Moscow - Russia and the United States have until February 5 to prolong a key agreement to curb their nuclear arsenals, the last remaining arms reduction pact between the former Cold War rivals.
Here are key details of the New START treaty, which expires a little over two weeks into US President-elect Joe Biden's first term.
- A legacy of the 'reset' -
The accord was signed in the Czech capital Prague by then-US president Barack Obama and Russian leader Dmitry Medvedev in 2010 and was seen as a key component of Obama's efforts to "reset" ties with the Kremlin.

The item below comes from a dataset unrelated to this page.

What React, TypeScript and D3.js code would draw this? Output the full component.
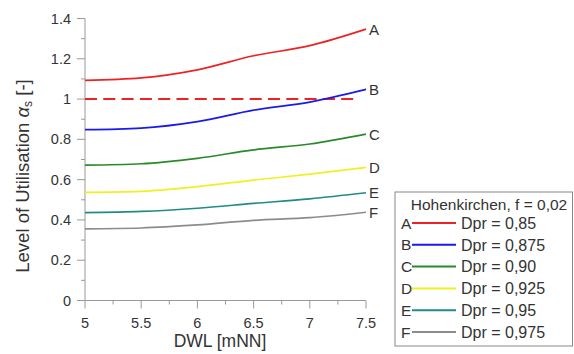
import React from "react";
import * as d3 from "d3";

const dwl = [5, 5.5, 6, 6.5, 7, 7.5];
const seriesA = [1.093, 1.105, 1.145, 1.215, 1.265, 1.347];
const seriesB = [0.848, 0.856, 0.888, 0.945, 0.985, 1.048];
const seriesC = [0.672, 0.679, 0.706, 0.748, 0.777, 0.826];
const seriesD = [0.537, 0.542, 0.565, 0.598, 0.627, 0.661];
const seriesE = [0.436, 0.442, 0.458, 0.482, 0.505, 0.535];
const seriesF = [0.356, 0.36, 0.375, 0.398, 0.411, 0.438];
const letters = ["A", "B", "C", "D", "E", "F"];
const dprLabels = ["0,85", "0,875", "0,90", "0,925", "0,95", "0,975"];
const colors = ["#ee2222", "#1a1aee", "#2a8a2a", "#f0f020", "#238b85", "#8c8c8c"];
const refLine = { value: 1.0, x0: 5, x1: 7.42 };
const xTicks = [5, 5.5, 6, 6.5, 7, 7.5];
const yTicks = [0, 0.2, 0.4, 0.6, 0.8, 1, 1.2, 1.4];
const legendTitle = "Hohenkirchen, f = 0,02";

const W = 574;
const H = 354;
const FONT = "'Liberation Sans', Arial, sans-serif";
const TXT = "#333";
const AX = "#999";

export default function App() {
  const x = d3.scaleLinear().domain([5, 7.5]).range([85, 366]);
  const y = d3.scaleLinear().domain([0, 1.4]).range([300.5, 18.5]);
  const all = [seriesA, seriesB, seriesC, seriesD, seriesE, seriesF];
  const line = d3
    .line<number>()
    .x((_, i) => x(dwl[i]))
    .y((d) => y(d))
    .curve(d3.curveMonotoneX);

  const xMinor = d3.range(5, 7.5001, 0.25);
  const yMinor = d3.range(0, 1.4001, 0.1);

  const legX = 395;
  const legY = 192;
  const rowY = (i: number) => 223 + i * 21.8;

  return (
    <svg
      width={W}
      height={H}
      style={{ position: "absolute", left: 0, top: 0, background: "#fff" }}
      fontFamily={FONT}
    >
      <rect width={W} height={H} fill="#fff" />
      {/* axes */}
      <line x1={85} x2={85} y1={y(1.4)} y2={y(0)} stroke={AX} strokeWidth={1} />
      <line x1={85} x2={366} y1={y(0)} y2={y(0)} stroke={AX} strokeWidth={1} />
      {yMinor.map((v, i) => (
        <line
          key={"ym" + i}
          x1={85}
          x2={i % 2 === 0 ? 77 : 81}
          y1={y(v)}
          y2={y(v)}
          stroke={AX}
        />
      ))}
      {xMinor.map((v, i) => (
        <line
          key={"xm" + i}
          x1={x(v)}
          x2={x(v)}
          y1={y(0)}
          y2={y(0) + (i % 2 === 0 ? 8 : 4)}
          stroke={AX}
        />
      ))}
      {yTicks.map((v) => (
        <text
          key={"yt" + v}
          x={71}
          y={y(v)}
          dy="0.35em"
          textAnchor="end"
          fontSize={14.5}
          fill={TXT}
        >
          {String(v)}
        </text>
      ))}
      {xTicks.map((v) => (
        <text
          key={"xt" + v}
          x={x(v)}
          y={328}
          textAnchor="middle"
          fontSize={14.5}
          fill={TXT}
        >
          {String(v)}
        </text>
      ))}
      <text
        x={220}
        y={347}
        textAnchor="middle"
        fontSize={17.5}
        fill={TXT}
      >
        DWL [mNN]
      </text>
      <text
        transform="translate(29,176) rotate(-90)"
        textAnchor="middle"
        fontSize={18.5}
        fill={TXT}
      >
        Level of Utilisation{" "}
        <tspan fontStyle="italic">α</tspan>
        <tspan fontSize={12} dy={3}>s</tspan>
        <tspan dy={-3}> [-]</tspan>
      </text>
      {/* reference line */}
      <line
        x1={x(refLine.x0)}
        x2={x(refLine.x1)}
        y1={y(refLine.value)}
        y2={y(refLine.value)}
        stroke="#ee2222"
        strokeWidth={2}
        strokeDasharray="12,6.3"
      />
      {/* series */}
      {all.map((s, i) => (
        <path
          key={"s" + i}
          d={line(s) || ""}
          fill="none"
          stroke={colors[i]}
          strokeWidth={1.7}
        />
      ))}
      {all.map((s, i) => (
        <text
          key={"l" + i}
          x={369}
          y={y(s[s.length - 1])}
          dy="0.38em"
          fontSize={15}
          fill={TXT}
        >
          {letters[i]}
        </text>
      ))}
      {/* legend */}
      <rect
        x={legX}
        y={legY}
        width={W - legX - 1.5}
        height={154}
        fill="#fff"
        stroke="#888"
        strokeWidth={1}
      />
      <text x={489} y={209.5} textAnchor="middle" fontSize={15.5} fill={TXT}>
        {legendTitle}
      </text>
      {letters.map((l, i) => (
        <g key={"lg" + i}>
          <text x={401} y={rowY(i)} dy="0.36em" fontSize={15.5} fill={TXT}>
            {l}
          </text>
          <line
            x1={412}
            x2={456}
            y1={rowY(i)}
            y2={rowY(i)}
            stroke={colors[i]}
            strokeWidth={2}
          />
          <text x={461} y={rowY(i)} dy="0.36em" fontSize={16} fill={TXT}>
            {"Dpr = " + dprLabels[i]}
          </text>
        </g>
      ))}
    </svg>
  );
}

The United States and Russia will be looking to extend New START before February 5 in yet another climate of heightened mutual distrust, after US lawmakers last year accused Kremlin hackers of launching a massive cyberattack on American government institutions.
- Nuclear cuts -
The accord restricts the former Cold War rivals to a maximum of 1,550 deployed warheads each, a cut of about 30 percent from a limit set in 2002, and 800 launchers and bombers -- still enough to blow up the world many times over.
The treaty also provides for a series of mutual onsite inspections, a cornerstone of former US president Ronald Reagan's "trust but verify" arms control mantra.
The protocol for renewing New START is simple and requires only that Washington and Moscow exchange diplomatic notes.
- Trump's China concern -
Negotiations to renew the accord stalled under the administration of US President Donald Trump, who lobbied unsuccessfully to have China become a party to the restrictions.
During one set of talks in Vienna last year, Trump's arms control envoy even tweeted a picture of a Chinese flag next to an empty chair in a negotiations room, saying "China is a no-show," although there was no expectation for Beijing to attend.
- The last pact -
During Trump's tenure the United States withdrew from two major international accords -- the Iran nuclear deal and the Open Skies treaty -- and pulled out of a centrepiece arms control agreement with Russia, the Intermediate-Range Nuclear Forces (INF) treaty.
Former Soviet leader Mikhail Gorbachev, who brokered the INF treaty with Reagan, has called on Russia and the US to extend New START and work together to agree further cuts to the countries' nuclear stockpiles.
- Last-minute overtures -
In the months leading up to presidential elections in the United States last year, the two sides made a series of ultimately unsuccessful overtures to agree a New START extension.
Russian leader Vladimir Putin proposed a one-year extension without any pre-conditions to create an opportunity to hold "substantial negotiations".
The US shot down the move saying it had proposed a series of conditions for extensions.
Putin at the time noted it would be "extremely sad" if the treaty, which was successful in containing an arms race, expired.
- Five-year extension -
Days after Biden was sworn in as US president, the White House said Washington would work towards a five-year extension of the treaty.
The initiative was welcomed by the Kremlin, while spokesman Dmitry Peskov said that everything would depend on the details of this proposal.
Those efforts won the backing of NATO Secretary General Jens Stoltenberg who warned against creating a situation with "no limitations whatsoever on nuclear warheads".